(Data items)

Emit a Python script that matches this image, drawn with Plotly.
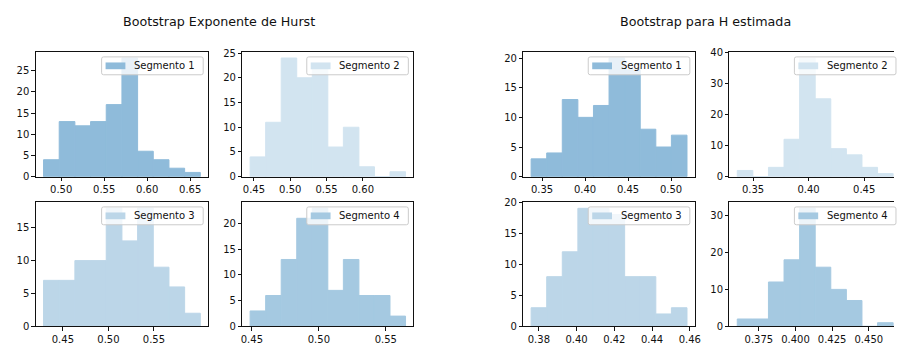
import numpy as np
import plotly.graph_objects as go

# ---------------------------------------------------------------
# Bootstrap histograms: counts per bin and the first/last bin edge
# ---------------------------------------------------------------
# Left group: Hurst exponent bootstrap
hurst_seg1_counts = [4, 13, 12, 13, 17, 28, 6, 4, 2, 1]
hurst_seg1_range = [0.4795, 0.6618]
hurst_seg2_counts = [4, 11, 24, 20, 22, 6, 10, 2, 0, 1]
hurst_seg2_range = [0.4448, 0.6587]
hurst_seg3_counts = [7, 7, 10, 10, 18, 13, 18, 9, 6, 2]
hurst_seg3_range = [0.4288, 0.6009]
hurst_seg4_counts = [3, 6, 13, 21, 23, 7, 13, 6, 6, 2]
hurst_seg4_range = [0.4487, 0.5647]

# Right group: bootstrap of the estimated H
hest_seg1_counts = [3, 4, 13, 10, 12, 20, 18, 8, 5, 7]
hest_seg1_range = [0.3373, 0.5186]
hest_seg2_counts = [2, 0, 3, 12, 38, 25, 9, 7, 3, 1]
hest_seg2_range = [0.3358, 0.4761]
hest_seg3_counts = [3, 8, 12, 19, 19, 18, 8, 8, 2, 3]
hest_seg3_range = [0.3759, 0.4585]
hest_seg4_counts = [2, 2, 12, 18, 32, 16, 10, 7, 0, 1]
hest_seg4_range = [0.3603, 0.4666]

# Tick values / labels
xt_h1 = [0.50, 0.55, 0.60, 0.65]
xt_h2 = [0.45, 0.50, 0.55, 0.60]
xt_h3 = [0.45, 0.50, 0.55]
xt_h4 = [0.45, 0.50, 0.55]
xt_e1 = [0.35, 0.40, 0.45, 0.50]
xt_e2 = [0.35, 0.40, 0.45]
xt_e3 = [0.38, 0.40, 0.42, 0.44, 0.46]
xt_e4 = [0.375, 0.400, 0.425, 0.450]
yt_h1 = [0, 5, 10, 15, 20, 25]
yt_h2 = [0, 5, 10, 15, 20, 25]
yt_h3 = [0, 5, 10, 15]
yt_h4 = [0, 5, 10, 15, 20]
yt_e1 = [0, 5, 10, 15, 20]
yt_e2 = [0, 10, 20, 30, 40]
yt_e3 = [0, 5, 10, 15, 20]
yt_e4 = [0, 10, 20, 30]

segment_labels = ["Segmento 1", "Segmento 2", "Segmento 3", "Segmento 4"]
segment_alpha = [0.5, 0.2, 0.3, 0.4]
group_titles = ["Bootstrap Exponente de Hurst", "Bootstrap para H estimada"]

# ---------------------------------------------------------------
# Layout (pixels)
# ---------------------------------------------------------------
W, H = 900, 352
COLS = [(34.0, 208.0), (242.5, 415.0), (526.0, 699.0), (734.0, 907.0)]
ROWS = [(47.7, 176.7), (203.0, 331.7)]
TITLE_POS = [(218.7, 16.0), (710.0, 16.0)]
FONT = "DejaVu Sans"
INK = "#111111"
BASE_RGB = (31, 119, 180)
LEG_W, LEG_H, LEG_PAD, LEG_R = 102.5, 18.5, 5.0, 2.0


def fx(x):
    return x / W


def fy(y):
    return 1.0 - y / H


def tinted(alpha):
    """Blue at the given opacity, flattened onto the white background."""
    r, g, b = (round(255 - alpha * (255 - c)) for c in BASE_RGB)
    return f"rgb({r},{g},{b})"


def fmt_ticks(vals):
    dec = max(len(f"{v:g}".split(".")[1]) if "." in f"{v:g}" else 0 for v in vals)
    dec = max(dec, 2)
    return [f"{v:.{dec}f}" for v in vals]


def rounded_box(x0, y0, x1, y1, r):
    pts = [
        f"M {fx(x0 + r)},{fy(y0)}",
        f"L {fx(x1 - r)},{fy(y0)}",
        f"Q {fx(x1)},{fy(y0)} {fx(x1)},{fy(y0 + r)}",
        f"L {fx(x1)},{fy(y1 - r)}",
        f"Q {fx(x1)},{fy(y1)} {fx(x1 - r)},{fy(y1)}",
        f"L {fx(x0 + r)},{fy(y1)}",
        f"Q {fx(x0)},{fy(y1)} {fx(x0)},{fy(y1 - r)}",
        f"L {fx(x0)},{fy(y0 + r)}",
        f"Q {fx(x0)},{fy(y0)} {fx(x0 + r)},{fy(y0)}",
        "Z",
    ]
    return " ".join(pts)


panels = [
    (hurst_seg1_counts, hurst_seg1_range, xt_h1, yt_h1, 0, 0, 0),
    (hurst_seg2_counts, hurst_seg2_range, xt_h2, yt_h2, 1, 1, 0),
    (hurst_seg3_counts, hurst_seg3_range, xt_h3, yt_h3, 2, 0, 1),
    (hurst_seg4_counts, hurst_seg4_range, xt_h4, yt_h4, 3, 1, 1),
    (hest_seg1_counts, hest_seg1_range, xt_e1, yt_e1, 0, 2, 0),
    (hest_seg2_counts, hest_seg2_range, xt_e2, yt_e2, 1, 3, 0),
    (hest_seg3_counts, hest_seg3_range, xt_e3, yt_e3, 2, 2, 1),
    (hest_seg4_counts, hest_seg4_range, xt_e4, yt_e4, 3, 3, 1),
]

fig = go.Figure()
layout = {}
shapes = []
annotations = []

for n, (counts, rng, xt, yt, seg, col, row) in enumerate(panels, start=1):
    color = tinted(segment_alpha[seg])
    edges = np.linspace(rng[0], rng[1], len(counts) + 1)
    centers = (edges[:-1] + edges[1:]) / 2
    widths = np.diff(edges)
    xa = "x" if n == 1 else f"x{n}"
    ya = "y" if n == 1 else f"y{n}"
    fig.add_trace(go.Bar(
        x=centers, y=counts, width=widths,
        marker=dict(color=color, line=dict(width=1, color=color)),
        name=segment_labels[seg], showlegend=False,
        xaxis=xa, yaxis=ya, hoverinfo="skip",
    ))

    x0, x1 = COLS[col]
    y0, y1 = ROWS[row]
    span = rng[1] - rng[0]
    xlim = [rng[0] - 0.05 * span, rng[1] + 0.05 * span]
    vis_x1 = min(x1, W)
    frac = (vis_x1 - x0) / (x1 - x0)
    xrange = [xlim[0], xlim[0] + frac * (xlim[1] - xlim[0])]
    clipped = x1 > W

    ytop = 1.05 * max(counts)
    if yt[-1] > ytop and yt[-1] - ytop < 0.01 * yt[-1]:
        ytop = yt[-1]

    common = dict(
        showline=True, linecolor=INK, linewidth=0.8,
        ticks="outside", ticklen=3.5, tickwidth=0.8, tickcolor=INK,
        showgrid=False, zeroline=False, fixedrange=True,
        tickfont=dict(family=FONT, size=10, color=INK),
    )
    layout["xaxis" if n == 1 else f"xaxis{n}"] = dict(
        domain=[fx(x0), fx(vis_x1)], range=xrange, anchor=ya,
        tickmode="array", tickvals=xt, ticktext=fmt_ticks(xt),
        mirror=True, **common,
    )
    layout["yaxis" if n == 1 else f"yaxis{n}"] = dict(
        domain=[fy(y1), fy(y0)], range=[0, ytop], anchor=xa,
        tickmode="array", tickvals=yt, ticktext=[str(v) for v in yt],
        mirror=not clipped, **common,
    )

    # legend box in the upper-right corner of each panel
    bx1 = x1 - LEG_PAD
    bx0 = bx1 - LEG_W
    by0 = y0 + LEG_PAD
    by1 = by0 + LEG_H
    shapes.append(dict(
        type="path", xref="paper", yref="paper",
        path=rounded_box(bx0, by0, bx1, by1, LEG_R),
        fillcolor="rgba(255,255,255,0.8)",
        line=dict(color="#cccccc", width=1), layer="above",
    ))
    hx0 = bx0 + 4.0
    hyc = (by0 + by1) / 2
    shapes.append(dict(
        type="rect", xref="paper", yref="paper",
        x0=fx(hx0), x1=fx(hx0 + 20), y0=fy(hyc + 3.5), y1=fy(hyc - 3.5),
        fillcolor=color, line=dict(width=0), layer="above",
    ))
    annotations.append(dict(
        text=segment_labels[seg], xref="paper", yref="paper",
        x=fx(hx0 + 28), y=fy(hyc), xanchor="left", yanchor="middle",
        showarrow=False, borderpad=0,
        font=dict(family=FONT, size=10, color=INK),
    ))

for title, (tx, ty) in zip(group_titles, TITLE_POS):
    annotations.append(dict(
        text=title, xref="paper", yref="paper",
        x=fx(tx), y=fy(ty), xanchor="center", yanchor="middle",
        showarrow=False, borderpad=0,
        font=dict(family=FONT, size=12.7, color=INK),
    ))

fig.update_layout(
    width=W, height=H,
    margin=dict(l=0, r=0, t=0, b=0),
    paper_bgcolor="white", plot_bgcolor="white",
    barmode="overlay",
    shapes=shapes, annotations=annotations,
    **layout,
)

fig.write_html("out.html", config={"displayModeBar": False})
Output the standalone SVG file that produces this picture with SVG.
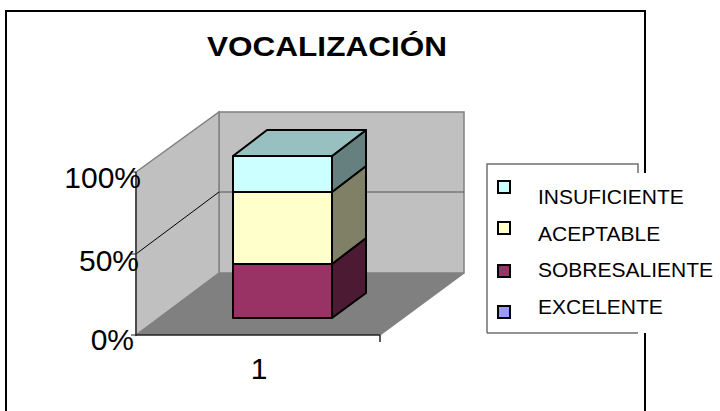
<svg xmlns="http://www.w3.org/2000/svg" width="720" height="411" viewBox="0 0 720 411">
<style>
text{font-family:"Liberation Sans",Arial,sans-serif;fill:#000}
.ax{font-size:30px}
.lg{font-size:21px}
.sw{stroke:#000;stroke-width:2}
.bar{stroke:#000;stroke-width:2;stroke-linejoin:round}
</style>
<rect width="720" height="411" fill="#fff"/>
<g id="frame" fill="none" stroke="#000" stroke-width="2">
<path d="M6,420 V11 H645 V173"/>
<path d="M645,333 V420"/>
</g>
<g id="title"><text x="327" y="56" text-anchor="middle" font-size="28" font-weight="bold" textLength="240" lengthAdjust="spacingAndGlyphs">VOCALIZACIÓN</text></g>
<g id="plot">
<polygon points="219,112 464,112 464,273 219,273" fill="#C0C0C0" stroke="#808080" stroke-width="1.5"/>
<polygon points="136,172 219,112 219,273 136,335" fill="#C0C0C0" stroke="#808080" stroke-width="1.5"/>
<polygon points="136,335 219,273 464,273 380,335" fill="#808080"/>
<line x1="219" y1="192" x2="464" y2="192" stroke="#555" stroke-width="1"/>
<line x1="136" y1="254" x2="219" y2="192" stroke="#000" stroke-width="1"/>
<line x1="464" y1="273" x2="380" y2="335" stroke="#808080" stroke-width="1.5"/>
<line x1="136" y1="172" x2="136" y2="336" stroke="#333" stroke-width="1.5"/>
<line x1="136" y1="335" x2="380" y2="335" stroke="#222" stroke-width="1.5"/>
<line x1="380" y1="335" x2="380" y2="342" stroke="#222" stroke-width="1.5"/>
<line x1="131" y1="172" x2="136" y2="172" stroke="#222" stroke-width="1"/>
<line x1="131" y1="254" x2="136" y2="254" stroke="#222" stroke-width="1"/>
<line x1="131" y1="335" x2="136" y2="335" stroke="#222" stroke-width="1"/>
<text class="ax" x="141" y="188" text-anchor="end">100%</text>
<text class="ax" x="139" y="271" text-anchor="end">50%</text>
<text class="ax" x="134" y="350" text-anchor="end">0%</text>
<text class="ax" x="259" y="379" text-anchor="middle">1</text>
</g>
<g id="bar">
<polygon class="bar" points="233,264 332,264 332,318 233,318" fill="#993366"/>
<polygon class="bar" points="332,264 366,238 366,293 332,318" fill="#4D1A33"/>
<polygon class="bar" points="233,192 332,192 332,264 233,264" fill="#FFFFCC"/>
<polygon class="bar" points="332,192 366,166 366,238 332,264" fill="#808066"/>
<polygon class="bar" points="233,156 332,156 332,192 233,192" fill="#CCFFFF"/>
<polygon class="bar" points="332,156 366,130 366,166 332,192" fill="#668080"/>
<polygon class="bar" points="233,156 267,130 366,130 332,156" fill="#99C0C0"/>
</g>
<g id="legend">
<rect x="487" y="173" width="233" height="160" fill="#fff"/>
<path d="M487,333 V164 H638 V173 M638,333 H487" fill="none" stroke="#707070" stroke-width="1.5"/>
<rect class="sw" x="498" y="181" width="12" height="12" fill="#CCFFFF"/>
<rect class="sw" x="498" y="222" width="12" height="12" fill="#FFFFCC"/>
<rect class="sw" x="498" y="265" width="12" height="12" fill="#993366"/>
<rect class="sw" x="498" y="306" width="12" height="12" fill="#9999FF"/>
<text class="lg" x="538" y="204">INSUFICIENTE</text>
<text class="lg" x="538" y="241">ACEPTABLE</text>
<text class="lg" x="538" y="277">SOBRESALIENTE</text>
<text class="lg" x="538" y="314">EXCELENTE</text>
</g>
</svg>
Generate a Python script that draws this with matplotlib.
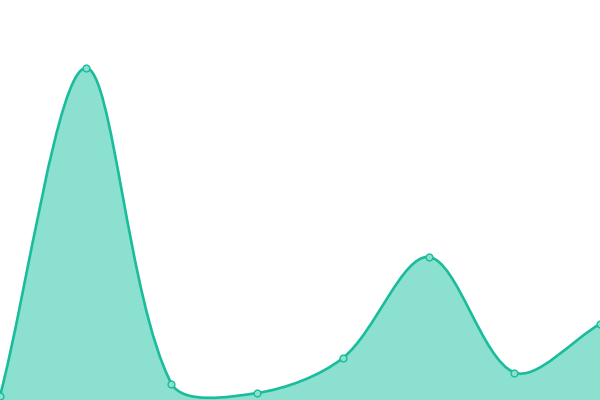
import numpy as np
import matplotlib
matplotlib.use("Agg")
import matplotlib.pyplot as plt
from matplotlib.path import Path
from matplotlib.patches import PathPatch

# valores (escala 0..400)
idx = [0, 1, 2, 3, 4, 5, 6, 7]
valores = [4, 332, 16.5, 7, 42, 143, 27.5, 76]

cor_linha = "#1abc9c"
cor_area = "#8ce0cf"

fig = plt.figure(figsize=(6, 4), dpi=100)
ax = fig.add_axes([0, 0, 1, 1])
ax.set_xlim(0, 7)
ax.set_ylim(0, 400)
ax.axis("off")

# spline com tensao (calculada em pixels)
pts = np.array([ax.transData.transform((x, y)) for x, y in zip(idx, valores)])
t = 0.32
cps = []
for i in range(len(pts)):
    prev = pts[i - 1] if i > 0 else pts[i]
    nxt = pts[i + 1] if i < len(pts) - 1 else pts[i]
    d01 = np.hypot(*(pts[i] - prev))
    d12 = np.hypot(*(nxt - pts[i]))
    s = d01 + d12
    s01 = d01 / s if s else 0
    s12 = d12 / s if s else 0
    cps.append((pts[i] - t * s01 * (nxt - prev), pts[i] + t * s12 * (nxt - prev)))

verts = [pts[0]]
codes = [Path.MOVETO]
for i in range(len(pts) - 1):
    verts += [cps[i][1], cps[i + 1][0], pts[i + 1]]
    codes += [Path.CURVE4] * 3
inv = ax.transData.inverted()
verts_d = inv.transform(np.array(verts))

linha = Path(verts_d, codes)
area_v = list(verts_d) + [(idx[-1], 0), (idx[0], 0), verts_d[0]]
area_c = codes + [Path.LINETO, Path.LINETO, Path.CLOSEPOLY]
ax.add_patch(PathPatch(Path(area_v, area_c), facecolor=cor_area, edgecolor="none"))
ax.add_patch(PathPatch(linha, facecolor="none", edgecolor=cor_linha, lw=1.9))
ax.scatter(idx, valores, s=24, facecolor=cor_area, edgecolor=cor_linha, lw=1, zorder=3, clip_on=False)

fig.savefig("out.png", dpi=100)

> **DIRECTION**
Write out again, exactly, the lines from the start of the listing up to the line containing "import plotly.graph_objects as go", with both ends and without pictures.

> **OUTPUT FOR THIS TASK**
Emit a Python script that matches this image, drawn with Plotly.
import numpy as np
import plotly.graph_objects as go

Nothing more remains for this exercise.